La palabra es el eje fundamental de nuestra vida de relación. De palabras están hechos nuestros compromisos afectivos, políticos y vitales.
Pero las palabras de algunos políticos, en los tiempos que corren, más ocultan que aclaran. Hoy se estila que algunos seudolideres, en el ámbito político, abusen tanto de la mentira como norma como el de hablar sin sentido; o, lo que es lo mismo, estamos asistiendo a un tsunami de pseudopalabras cargadas de impostura que intentan negar la realidad de nuestro actual contexto social.
Hoy la selva política es una gran factoría de malentendidos sociales. Se podría deducir que un factor importante que ha convertido la política en una profesión de alto riesgo para los ciudadanos es la pérdida de una conexión válida y profunda con la palabra. ¿Y qué podríamos decir del mantra de “te doy mi palabra”, que confería grandes dosis de compromiso en las relaciones interpersonales? Hoy brilla por su ausencia.
Como decía un político socialista de Madrid, “las promesas solo comprometen a los que se las creen”. La ciudadanía está atrapada por una élite extractiva, que goza de prebendas y privilegios, que oscila entre la mitomanía cínica, los decibelios que contaminan el diálogo y el ruido navajero donde los dilemas han excluido a cualquier intento dialéctico como forma de afrontar y resolver los problemas que sufrimos los ciudadanos.
Como muestra véase el estrés acústico generado por los tertulianos de los medios, cada vez más polarizados en seudodebates, en los que la comunicación está constantemente interferida. Lo triste y penoso no es la escenificación cuasi obscena de los 'opinadores', sino la audiencia que todavía les corresponde con lo más valioso que tenemos: nuestro tiempo.
Las filias y las fobias de los 'sesgados interpretadores mediáticos' exigirían un abordaje psicoanalítico en diván vienés, durante más de una década. Estamos en una sociedad 'ruidosa' donde el ruido negativo emitido muchas veces por los seudolíderes sociales en el poder y amplificado de forma muy selectiva por los medios no adquiere en muchas ocasiones la categoría de información.
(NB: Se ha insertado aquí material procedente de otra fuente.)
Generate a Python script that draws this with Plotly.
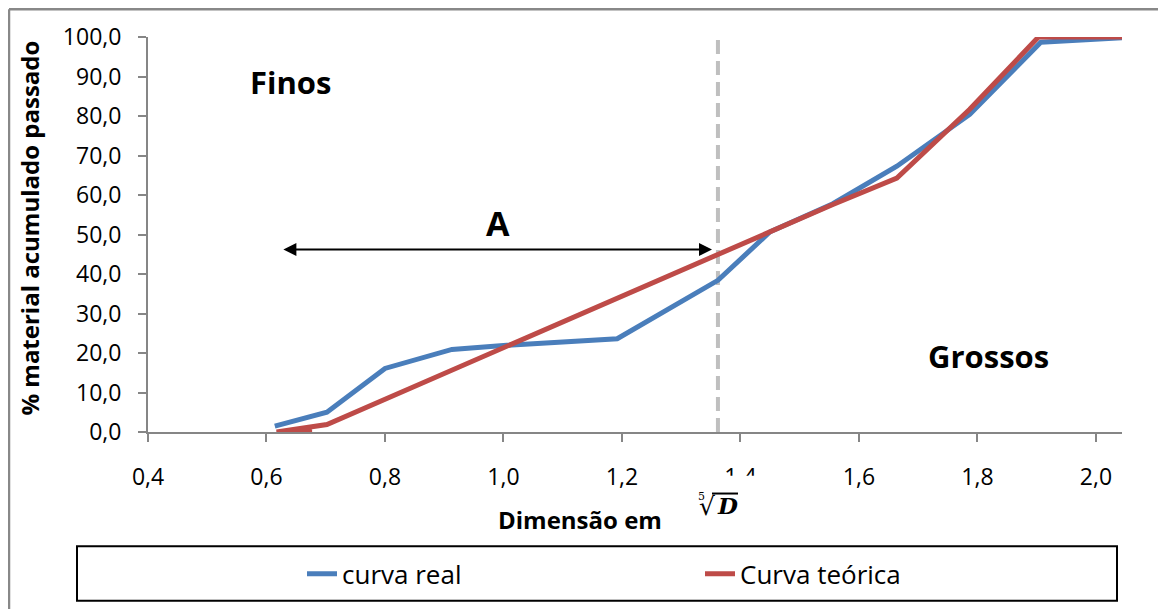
import plotly.graph_objects as go

# x = quinta raiz da dimensão do peneiro, y = % acumulado passado
x_real = [0.614, 0.702, 0.800, 0.913, 1.000, 1.192, 1.362, 1.450, 1.556, 1.664, 1.787, 1.907, 2.044]
y_real = [1.5, 5.0, 16.1, 20.9, 21.9, 23.6, 38.4, 50.7, 57.8, 67.3, 80.4, 98.7, 99.8]

x_teor = [0.677, 0.617, 0.702, 0.800, 0.913, 1.000, 1.192, 1.362, 1.450, 1.556, 1.664, 1.787, 1.903, 2.044]
y_teor = [0.0, 0.0, 1.9, 8.3, 15.6, 21.3, 33.7, 44.7, 50.7, 57.6, 64.3, 81.7, 100.0, 100.0]

x_limite = 1.362           # separação finos / grossos
seta_y = 46.2
seta_x = [0.626, 1.352]

BLUE = "#4A7EBB"
RED = "#BE4B48"
AXIS = "#868686"
FONT = "Open Sans"

# the page body adds an 8px offset, so plot area pixels are given in page coords
L, T, W, H = 148, 37, 974, 398


def px(x):
    return (x - L) / W


def py(y):
    return (T + H - y) / H


fig = go.Figure()
fig.add_trace(go.Scatter(x=x_real, y=y_real, mode="lines", name="curva real",
                         line=dict(color=BLUE, width=5)))
fig.add_trace(go.Scatter(x=x_teor, y=y_teor, mode="lines", name="Curva teórica",
                         line=dict(color=RED, width=5)))

# linha tracejada vertical
fig.add_shape(type="line", xref="x", yref="y", x0=x_limite, x1=x_limite, y0=0, y1=100,
              line=dict(color="#BFBFBF", width=4, dash="14px,7px"), layer="below")

# seta dupla "A"
fig.add_annotation(x=seta_x[1], y=seta_y, ax=seta_x[0], ay=seta_y, xref="x", yref="y",
                   axref="x", ayref="y", text="", showarrow=True, arrowhead=2,
                   arrowside="end+start", arrowsize=1.3, arrowwidth=2, arrowcolor="black")
fig.add_annotation(x=0.991, y=53.0, xref="x", yref="y", text="<b>A</b>", showarrow=False,
                   font=dict(family=FONT, size=34, color="black"))
fig.add_annotation(x=0.64, y=88.7, xref="x", yref="y", text="<b>Finos</b>", showarrow=False,
                   font=dict(family=FONT, size=31, color="black"))
fig.add_annotation(x=1.818, y=19.3, xref="x", yref="y", text="<b>Grossos</b>", showarrow=False,
                   font=dict(family=FONT, size=31, color="black"))

# títulos dos eixos
fig.add_annotation(x=px(580), y=py(523), xref="paper", yref="paper",
                   xanchor="center", yanchor="middle",
                   text="<b>Dimensão em</b>", showarrow=False,
                   font=dict(family=FONT, size=24, color="black"))
fig.add_annotation(x=px(30), y=py(230), xref="paper", yref="paper",
                   xanchor="center", yanchor="middle",
                   text="<b>% material acumulado passado</b>", showarrow=False, textangle=-90,
                   font=dict(family=FONT, size=24, color="black"))

# raiz quinta de D (fundo branco que tapa parte do "1,4")
fig.add_shape(type="rect", xref="paper", yref="paper",
              x0=px(693), x1=px(768), y0=py(528), y1=py(479),
              line=dict(width=0), fillcolor="white", layer="above")
fig.add_annotation(x=px(701), y=py(500), xref="paper", yref="paper",
                   xanchor="center", yanchor="middle", text="5", showarrow=False,
                   font=dict(family="DejaVu Serif", size=11, color="black"))
fig.add_annotation(x=px(707), y=py(510), xref="paper", yref="paper",
                   xanchor="center", yanchor="middle", text="√", showarrow=False,
                   font=dict(family="DejaVu Serif", size=25, color="black"))
fig.add_annotation(x=px(727), y=py(509), xref="paper", yref="paper",
                   xanchor="center", yanchor="middle", text="<b><i>D</i></b>", showarrow=False,
                   font=dict(family="DejaVu Serif", size=23, color="black"))
fig.add_shape(type="line", xref="paper", yref="paper",
              x0=px(712), x1=px(738), y0=py(497), y1=py(497),
              line=dict(color="black", width=2), layer="above")

# caixa da legenda e moldura
fig.add_shape(type="rect", xref="paper", yref="paper",
              x0=px(77), x1=px(1117), y0=py(605), y1=py(550),
              line=dict(color="black", width=2), fillcolor="rgba(0,0,0,0)")
fig.add_shape(type="line", xref="paper", yref="paper",
              x0=px(9), x1=px(1170), y0=py(9), y1=py(9),
              line=dict(color="#888888", width=2.5))
fig.add_shape(type="line", xref="paper", yref="paper",
              x0=px(9), x1=px(9), y0=py(9), y1=py(615),
              line=dict(color="#888888", width=2.5))

fig.update_layout(
    width=1158, height=601,
    margin=dict(l=L - 8, r=1166 - (L + W), t=T - 8, b=609 - (T + H)),
    paper_bgcolor="white", plot_bgcolor="white",
    font=dict(family=FONT, size=23, color="black"),
    separators=",.",
    showlegend=True,
    legend=dict(orientation="h", x=px(302), xanchor="left",
                y=py(578), yanchor="middle",
                entrywidth=353, entrywidthmode="pixels",
                font=dict(family=FONT, size=26, color="black"),
                bgcolor="rgba(0,0,0,0)"),
    xaxis=dict(range=[0.4, 2.044], dtick=0.2, tick0=0.4, tickformat=".1f",
               showgrid=False, zeroline=False, showline=True, linecolor=AXIS, linewidth=2,
               ticks="outside", ticklen=8, tickcolor=AXIS, tickwidth=2,
               ticklabelstandoff=15),
    yaxis=dict(range=[0, 100], dtick=10, tickformat=".1f",
               showgrid=False, zeroline=False, showline=True, linecolor=AXIS, linewidth=2,
               ticks="outside", ticklen=8, tickcolor=AXIS, tickwidth=2,
               ticklabelstandoff=12),
)

fig.write_html("out.html")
Resultado: se genera un malestar constante en la vida cotidiana, se manipula la realidad, se exacerban los malentendidos sociales, se dificulta la estabilidad del clima social, y, lo que es más grave, se instala cada vez más el trato indigno.
Los ataques a la dignidad no cesan en el ámbito social cada vez más inhóspito. El trato indigno en las relaciones interpersonales va en aumento. Las agresiones a la dignidad comienzan siempre erosionando la fama; ya saben, “calumnia que algo queda”.
Cuántas veces olvidamos las palabras del filósofo Cioran: "Nos confesamos cuando hablamos de los demás”. Y cuánto cuesta reconocer y renunciar a proyectarnos en los demás.
La rumoropatia, auténtica pandemia social, alcanza su máxima excelencia. Nuestra carencia evolutiva hace que seamos animales que humillamos, expertos en destruir la esperanza y en disfrutar inmensamente denigrando a otras personas y, por supuesto, a nosotros mismos.
Desde luego, la humillación está inextricablemente unida al ansia de vengarse. Los déficits sociales se acentúan, sobre todo la baja lealtad institucional, lo que evidentemente afecta a la confianza de los ciudadanos en sus instituciones públicas.
El canon ético social no pasa por sus mejores momentos. Queremos políticos que guarden silencio, que elijan el mutismo antes que mentir una y otra vez. Que respeten a las palabras y a la palabra dicha. Estamos hartos de políticos mentirosos compulsivos, vanidosos, ególatras, y anorexicos-bulimicos del poder. Voto o veto. Esa es la cuestión.
Ya saben: en derrota transitoria, pero nunca en doma.